En cas d’échec de l’ilotage de tous les réacteurs du site, chaque réacteur dispose de trois groupes électrogènes de secours (6,6 kV). En effet, chaque réacteur dispose de trois trains de systèmes de sauvegarde, indépendants, un seul train étant suffisant pour stabiliser le réacteur. Ainsi, un seul groupe électrogène est suffisant pour maintenir le réacteur dans un état sûr. La redondance des groupes électrogènes apporte une certaine garantie sur la stabilisation des réacteurs.
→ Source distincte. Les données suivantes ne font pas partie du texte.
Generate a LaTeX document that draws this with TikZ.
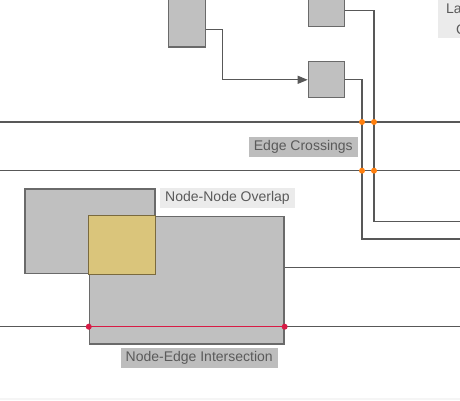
\documentclass[tikz,border=0pt]{standalone}
\usepackage{fontspec}
\setmainfont{Liberation Sans}
\usepackage{tikz}
\usetikzlibrary{arrows.meta,calc,backgrounds}
\definecolor{nodefill}{HTML}{C0C0C0}
\definecolor{nodeline}{HTML}{6A6A6A}
\definecolor{edgeline}{HTML}{585858}
\definecolor{labeldark}{HTML}{BDBDBD}
\definecolor{labellight}{HTML}{EBEBEB}
\definecolor{labeltext}{HTML}{5A5A5A}
\definecolor{overlapfill}{HTML}{DAC57B}
\definecolor{overlapline}{HTML}{7A6A3E}
\definecolor{crossdot}{HTML}{FF7F0E}
\definecolor{hitline}{HTML}{D81B45}
\tikzset{
  graphnode/.style={draw=nodeline, fill=nodefill, line width=1.2pt, inner sep=0pt},
  edge/.style={draw=edgeline, line width=1.2pt},
  issuelabel/.style={fill=#1, text=labeltext, inner xsep=5pt, inner ysep=0pt,
    minimum height=20pt, font=\fontsize{14}{16}\selectfont},
  dot/.style={circle, fill=#1, inner sep=0pt, minimum size=6pt}
}
\begin{document}
\begin{tikzpicture}[x=1pt,y=-1pt]
\useasboundingbox (0,0) rectangle (460,400);
\clip (0,0) rectangle (460,400);
\fill[black!4] (0,398) rectangle (460,400);
% top label, cut by the border
\node[fill=labellight, minimum width=40pt, minimum height=48pt, anchor=north west] (toplabel) at (438,-10) {};
\node[anchor=base west, text=labeltext, font=\fontsize{14}{16}\selectfont] (toplabelA) at (442.5,13) {La};
\node[anchor=base west, text=labeltext, font=\fontsize{14}{16}\selectfont] (toplabelB) at (452.5,34) {C};
% nodes
\node[graphnode, minimum width=37pt, minimum height=67pt] (src) at (186.6,13.5) {};
\node[graphnode, minimum width=36pt, minimum height=32pt] (top) at (326.3,10.3) {};
\node[graphnode, minimum width=36pt, minimum height=36pt] (mid) at (326.3,79.8) {};
\node[graphnode, minimum width=130pt, minimum height=84.7pt] (left) at (90,231.3) {};
\node[graphnode, minimum width=194.7pt, minimum height=127.7pt] (big) at (186.7,280.2) {};
\fill[overlapfill, draw=overlapline, line width=1.2pt] (big.north west) rectangle (left.south east);
% edges
\coordinate (bend) at (222.3,29.3);
\draw[edge, -{Triangle[length=10pt,width=8pt]}] (src.east |- bend) -- (bend) |- (mid.west);
\coordinate (topcorner) at (374,10.3);
\coordinate (topend) at (460,221.7);
\draw[edge] (top.east) -- (topcorner) |- (topend);
\coordinate (midcorner) at (362,79.8);
\coordinate (midend) at (460,239);
\draw[edge] (mid.east) -- (midcorner) |- (midend);
\coordinate (bigend) at (460,267.3);
\draw[edge] (bigend -| big.east) -- (bigend);
\coordinate (rowA) at (0,122);
\coordinate (rowB) at (0,170.7);
\coordinate (rowC) at (0,326.7);
\draw[edge] (rowA) -- ++(460,0);
\draw[edge] (rowB) -- ++(460,0);
\draw[edge] (rowC) -- ++(460,0);
% issues
\foreach \r in {rowA,rowB}
  \foreach \c in {midcorner,topcorner}
    \node[dot=crossdot] at (\r -| \c) {};
\draw[hitline, line width=1.2pt] (rowC -| big.west) -- (rowC -| big.east);
\node[dot=hitline] (hitA) at (rowC -| big.west) {};
\node[dot=hitline] (hitB) at (rowC -| big.east) {};
\node[issuelabel=labeldark] (crossings) at (303.3,147) {Edge Crossings};
\node[issuelabel=labellight] (overlap) at (227.5,197.8) {Node-Node Overlap};
\node[issuelabel=labeldark] (intersect) at (199.2,358) {Node-Edge Intersection};
\end{tikzpicture}
\end{document}
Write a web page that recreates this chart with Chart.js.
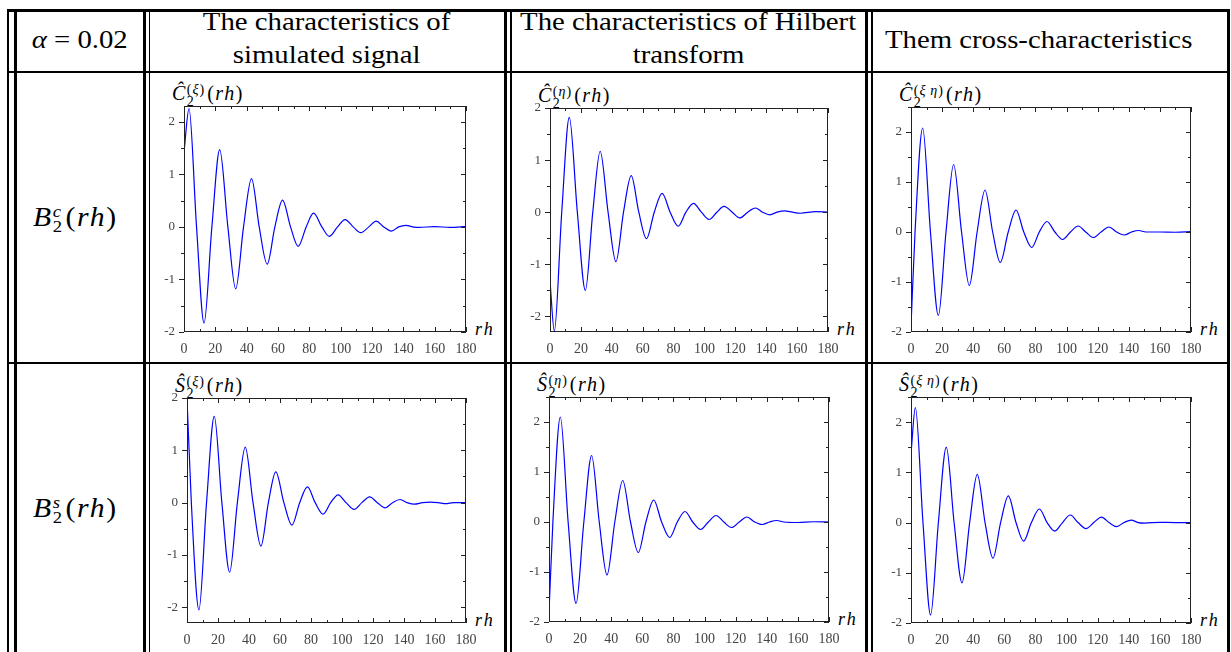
<!DOCTYPE html>
<html>
<head>
<meta charset="utf-8">
<script src="https://cdn.jsdelivr.net/npm/chart.js@4.4.1/dist/chart.umd.min.js"></script>
<style>
  body { margin:0; background:#fff; width:1231px; height:652px; overflow:hidden; position:relative;
         font-family:"Liberation Serif", "DejaVu Serif", serif; color:#000; }
  .ln { position:absolute; background:#000; }
  .hd { position:absolute; font-size:25px; line-height:26px; text-align:center; white-space:nowrap; }
  .hd span { display:inline-block; transform:scaleX(1.15); }
  canvas { position:absolute; }
  .ttl { position:absolute; white-space:nowrap; font-size:20px; line-height:30px; height:30px; letter-spacing:1.5px; }
  .ix { display:inline-flex; flex-direction:column; font-size:14px; line-height:12px; vertical-align:6px;
        margin-left:0; margin-right:2px; letter-spacing:1px; }
  .rh { position:absolute; font-size:18px; line-height:18px; font-style:italic; letter-spacing:2px; }
  .rl { position:absolute; white-space:nowrap; font-size:27px; line-height:40px; height:40px; letter-spacing:1.5px;
        transform-origin:left center; transform:scaleX(1.1); }
  .rl .ix { font-size:17px; line-height:15px; vertical-align:9px; margin-left:0; margin-right:2px; }
</style>
</head>
<body>
<div id="grid"></div>
<div id="labels"></div>
<div id="charts"></div>
<script>
// tick labels
const rhTicks = [0, 20, 40, 60, 80, 100, 120, 140, 160, 180];
const valTicks = [-2, -1, 0, 1, 2];

// row 1: cosine characteristics
const rhCxi = [0, 3.2, 8, 12.8, 17.8, 22.8, 28, 33, 38, 43.1, 48, 53.1, 58, 62.9, 68, 72.9, 78, 82.7, 88, 92.8, 98, 102.8, 108, 112.8, 118, 122.6, 127.5, 132.4, 137, 141.8, 146, 150, 160, 170, 180];
const cXi   = [1.42, 2.25, 0, -1.83, 0, 1.47, 0, -1.18, 0, 0.92, 0, -0.71, 0, 0.51, 0, -0.37, 0, 0.26, 0, -0.18, 0, 0.14, 0, -0.11, 0, 0.11, 0, -0.08, 0, 0.03, 0, -0.01, 0.005, -0.01, 0.01];

const rhCeta = [0, 2.8, 7.6, 12.5, 17.7, 22.9, 27.7, 32.5, 37.6, 42.7, 47.6, 52.6, 57.5, 62.5, 67.5, 72.6, 77.8, 83, 88, 92.9, 98, 103, 108, 112.7, 118, 122.9, 128, 133, 137.6, 142.3, 147, 152, 157, 162, 172, 180];
const cEta   = [-1.32, -2.28, 0, 1.82, 0, -1.5, 0, 1.17, 0, -0.95, 0, 0.7, 0, -0.51, 0, 0.36, 0, -0.27, 0, 0.17, 0, -0.14, 0, 0.11, 0, -0.11, 0, 0.08, 0, -0.05, 0, 0.025, 0, -0.02, 0.01, 0];

const rhCxe = [0, 2.6, 7.5, 12.5, 17.6, 22.5, 27.4, 32.5, 37.5, 42.5, 47.6, 52.5, 57.4, 62.5, 67.5, 72.5, 77.6, 82.5, 87.4, 92.5, 97.5, 102.5, 107.4, 112.3, 117.2, 122.2, 127.3, 132.2, 137.1, 141.8, 146.4, 151, 160, 170, 180];
const cXiEta = [-1.89, 0, 2.08, 0, -1.67, 0, 1.35, 0, -1.07, 0, 0.84, 0, -0.61, 0, 0.44, 0, -0.31, 0, 0.21, 0, -0.15, 0, 0.12, 0, -0.11, 0, 0.1, 0, -0.06, 0, 0.03, 0, 0, -0.005, 0.01];

// row 2: sine characteristics
const rhSxi = [0, 2.8, 7.7, 12.6, 17.6, 22.5, 27.5, 32.5, 37.6, 42.6, 47.7, 52.5, 57.3, 62.5, 67.7, 72.7, 77.7, 82.7, 87.8, 92.7, 97.5, 102.6, 107.8, 112.8, 117.9, 122.8, 127.8, 132.6, 137.5, 142, 146.7, 152, 157, 162, 167, 172, 180];
const sXi   = [1.99, 0, -2.05, 0, 1.65, 0, -1.33, 0, 1.06, 0, -0.83, 0, 0.59, 0, -0.43, 0, 0.3, 0, -0.22, 0, 0.15, 0, -0.13, 0, 0.11, 0, -0.1, 0, 0.06, 0, -0.03, 0, 0.01, 0, -0.02, 0, 0];

const rhSeta = [0, 2.5, 7.3, 12.3, 17.4, 22.4, 27.4, 32.3, 37.3, 42.3, 47.4, 52.4, 57.4, 62.3, 67.3, 72.4, 77.6, 82.5, 87.4, 92.4, 97.5, 102.4, 107.4, 112.4, 117.4, 122.3, 127.3, 132.2, 137.1, 141.7, 146.4, 151, 160, 170, 180];
const sEta   = [-1.8, 0, 2.1, 0, -1.63, 0, 1.33, 0, -1.06, 0, 0.83, 0, -0.61, 0, 0.44, 0, -0.31, 0, 0.21, 0, -0.15, 0, 0.13, 0, -0.11, 0, 0.1, 0, -0.05, 0, 0.03, 0, -0.01, 0.005, 0];

const rhSxe = [0, 2.8, 7.7, 12.6, 17.6, 22.7, 27.7, 32.8, 37.7, 42.6, 47.6, 52.7, 57.6, 62.6, 67.5, 72.4, 77.4, 82.5, 87.5, 92.4, 97.4, 102.4, 107.4, 112.5, 117.5, 122.4, 127.3, 132.2, 136.9, 141.6, 146, 150, 160, 170, 180];
const sXiEta = [1.37, 2.29, 0, -1.84, 0, 1.5, 0, -1.2, 0, 0.96, 0, -0.71, 0, 0.53, 0, -0.37, 0, 0.27, 0, -0.17, 0, 0.15, 0, -0.12, 0, 0.11, 0, -0.08, 0, 0.05, 0, -0.01, 0.005, 0, 0];

/* ---------- table frame ---------- */
const lines = [
  // [left, top, width, height]
  [7, 9, 1223, 3], [7, 71, 1223, 2], [7, 362, 1223, 2],
  [7, 9, 2, 643], [14, 9, 2.5, 643],
  [143, 9, 3, 643], [148.5, 9, 1.5, 643],
  [504, 9, 3, 643], [510, 9, 2, 643],
  [865, 9, 3, 643], [871, 9, 2, 643],
  [1227, 9, 3, 643]
];
const grid = document.getElementById('grid');
lines.forEach(([l, t, w, h]) => {
  const d = document.createElement('div');
  d.className = 'ln';
  d.style.cssText = `left:${l}px;top:${t}px;width:${w}px;height:${h}px`;
  grid.appendChild(d);
});

/* ---------- header + row labels ---------- */
const labels = document.getElementById('labels');
function addHtml(html){ labels.insertAdjacentHTML('beforeend', html); }

addHtml(`<div class="hd" style="left:16px;width:127px;top:27px"><span><i>α</i> = 0.02</span></div>`);
addHtml(`<div class="hd" style="left:150px;width:354px;top:9px"><span>The characteristics of</span></div>`);
addHtml(`<div class="hd" style="left:150px;width:354px;top:42px"><span>simulated signal</span></div>`);
addHtml(`<div class="hd" style="left:512px;width:353px;top:9px"><span>The characteristics of Hilbert</span></div>`);
addHtml(`<div class="hd" style="left:512px;width:353px;top:42px"><span>transform</span></div>`);
addHtml(`<div class="hd" style="left:885px;top:27px;text-align:left"><span style="transform-origin:left center">Them cross-characteristics</span></div>`);

function rowLabel(sup, cy){
  addHtml(`<div class="rl" style="left:33px;top:${cy - 20}px"><i>B</i><span class="ix"><i>${sup}</i><span>2</span></span>(<i>rh</i>)</div>`);
}
rowLabel('c', 217);
rowLabel('s', 508);

/* ---------- charts ---------- */
const panels = [
  { rh: rhCxi,  val: cXi,    yMin: -2,   yMax: 2.3, box: [184, 106, 466, 332], sym: 'Ĉ', idx: 'ξ' },
  { rh: rhCeta, val: cEta,   yMin: -2.3, yMax: 2,   box: [550, 108, 828, 332], sym: 'Ĉ', idx: 'η' },
  { rh: rhCxe,  val: cXiEta, yMin: -2,   yMax: 2.5, box: [911, 107, 1191, 332], sym: 'Ĉ', idx: 'ξ\u2009η' },
  { rh: rhSxi,  val: sXi,    yMin: -2.3, yMax: 2,   box: [187, 398, 466, 623], sym: 'Ŝ', idx: 'ξ' },
  { rh: rhSeta, val: sEta,   yMin: -2,   yMax: 2.5, box: [549, 397, 829, 622], sym: 'Ŝ', idx: 'η' },
  { rh: rhSxe,  val: sXiEta, yMin: -2,   yMax: 2.5, box: [911, 397, 1191, 623], sym: 'Ŝ', idx: 'ξ\u2009η' }
];

const PAD_L = 32, PAD_T = 6, PAD_R = 16, PAD_B = 26;

function noPad(s){ s.paddingTop = 0; s.paddingBottom = 0; s.paddingLeft = 0; s.paddingRight = 0; }

// frame + minor and major ticks
const boxTicks = {
  id: 'boxTicks',
  afterDatasetsDraw(chart){
    const { ctx, chartArea: a, scales: { x, y } } = chart;
    ctx.save();
    ctx.strokeStyle = '#222';
    ctx.lineWidth = 1;
    ctx.strokeRect(a.left + 0.5, a.top + 0.5, a.right - a.left - 1, a.bottom - a.top - 1);
    ctx.beginPath();
    for (let v = 0; v <= 180; v += 10){
      const px = Math.round(x.getPixelForValue(v)) + 0.5;
      const len = v % 20 === 0 ? 5 : 3;
      ctx.moveTo(px, a.bottom); ctx.lineTo(px, a.bottom - len);
      ctx.moveTo(px, a.top); ctx.lineTo(px, a.top + len);
    }
    for (let v = Math.ceil(y.min * 2) / 2; v <= y.max + 1e-9; v += 0.5){
      const py = Math.round(y.getPixelForValue(v)) + 0.5;
      const len = Number.isInteger(v) ? 5 : 3;
      ctx.moveTo(a.left, py); ctx.lineTo(a.left - len, py);
      ctx.moveTo(a.right, py); ctx.lineTo(a.right - len, py);
    }
    ctx.stroke();
    ctx.restore();
  }
};

const chartsDiv = document.getElementById('charts');
panels.forEach(p => {
  const [L, T, R, B] = p.box;
  const cv = document.createElement('canvas');
  const w = R - L + PAD_L + PAD_R, h = B - T + PAD_T + PAD_B;
  cv.width = w; cv.height = h;
  cv.style.cssText = `left:${L - PAD_L}px;top:${T - PAD_T}px;width:${w}px;height:${h}px`;
  chartsDiv.appendChild(cv);

  new Chart(cv, {
    type: 'line',
    data: { datasets: [{
      data: p.rh.map((x, i) => ({ x, y: p.val[i] })),
      borderColor: '#0000ff',
      borderWidth: 1.2,
      pointRadius: 0,
      fill: false,
      cubicInterpolationMode: 'monotone'
    }] },
    options: {
      responsive: false,
      animation: false,
      devicePixelRatio: 1,
      layout: { padding: { left: 0, top: PAD_T, right: PAD_R, bottom: 0 } },
      plugins: { legend: { display: false }, tooltip: { enabled: false } },
      scales: {
        x: {
          type: 'linear', min: 0, max: 180,
          afterBuildTicks: s => { s.ticks = rhTicks.map(v => ({ value: v })); },
          afterFit: s => { s.height = PAD_B; noPad(s); },
          grid: { display: false, drawTicks: false },
          border: { display: false },
          ticks: { color: '#444', padding: 9, maxRotation: 0, autoSkip: false,
                   font: { family: 'Liberation Serif', size: 14 } }
        },
        y: {
          min: p.yMin, max: p.yMax,
          afterBuildTicks: s => { s.ticks = valTicks.map(v => ({ value: v })); },
          afterFit: s => { s.width = PAD_L; noPad(s); },
          grid: { display: false, drawTicks: false },
          border: { display: false },
          ticks: { color: '#444', padding: 9,
                   font: { family: 'Liberation Serif', size: 13 } }
        }
      }
    },
    plugins: [boxTicks]
  });

  // panel title and rh axis name
  addHtml(`<div class="ttl" style="left:${L - 12}px;top:${T - 28}px"><i>${p.sym}</i><span class="ix"><span>(<i>${p.idx}</i>)</span><span>2</span></span>(<i>rh</i>)</div>`);
  addHtml(`<div class="rh" style="left:${R + 9}px;top:${B - 12}px">rh</div>`);
});
</script>
</body>
</html>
En outre, deux groupes électrogènes, protégés contre les agressions et les actes de malveillance (bunkerisés), sont également présents sur le site.
Chaque diesel dispose d’un réservoir de carburant lui procurant une autonomie estimée à une semaine par l’exploitant du site. Au-delà, les réservoirs de carburant devront être réalimentés.
Cette situation favorable ne doit pas occulter les risques de défaillance intrinsèque de certains groupes électrogènes dont le fonctionnement long terme dépasserait vraisemblablement le cadre de leurs tests périodiques (sans doute quelques heures) et pourrait générer des problèmes non connus de l’exploitant.
La défaillance de plusieurs groupes électrogènes de secours ne pourrait donc pas être exclue avant épuisement des réserves de carburant. Pour éviter cette situation, la restauration d’une alimentation électrique externe (330 kV ou 750 kV) serait activement recherchée par les équipes du site.
A la suite des tests de résistance européens (stress tests) réalisés après l’accident de la centrale de Fukushima Daiichi, chaque réacteur possède également des équipements mobiles pour gérer la défaillance totale des alimentations électriques internes et externes, notamment :
- une pompe thermique mobile autonome (camion) assurant une alimentation en eau des générateurs de vapeur qui sont capables de refroidir le cœur du réacteur, à partir de réserves d’eau multiples ;
- une pompe thermique mobile autonome (camion) assurant une injection d’eau dans la piscine d’entreposage des assemblages de combustible pour compenser les pertes d’eau par ébullition, à partir de réserves d’eau multiples ;
- un groupe électrogène mobile (camion) permettant l’alimentation électrique de certains équipements : instrumentation, contrôle-commande, pompes d’injection d’eau borée à haute pression dans le circuit primaire, pompes du circuit de refroidissement de la piscine de désactivation du combustible, système d’air comprimé, conditionnement thermique de la salle de commande, organes de contrôle de la pression des circuits primaire et secondaire.
Ces équipements ont une autonomie en carburant de trois jours. Cette autonomie s’ajoute à l’autonomie de sept jours apportée par les équipements fixes. Les équipes du site ont été entrainées à la mise en œuvre de ces moyens mobiles.
Conclusion
Sur la base des informations disponibles à l’IRSN, les moyens prévus sur la centrale de Zaporizhzhya permettraient aux équipes du site, en cas d’échec du transitoire d’ilotage, de faire face à une situation de perte totale des alimentations électriques externes pour une durée d’au moins 10 jours. Cette conclusion est sous réserve de la fiabilité des équipements mis en œuvre, de leur approvisionnement initial en carburant, de la disponibilité des équipes et de l’absence d’autres facteurs qui pourraient aggraver la situation.
Télécharger la note d'information du 22 mars 2022
Notes:
1- Les réacteurs 3, 5 et 6 pourraient être redémarrés si le réseau électrique ukrainien avait besoin de plus de puissance. La consommation électrique en Ukraine est actuellement réduite du fait du conflit en cours.
2- Après le transitoire d’ilotage, l’alimentation électrique d’un réacteur est assurée directement par son alternateur principal et non plus par le réseau électrique externe.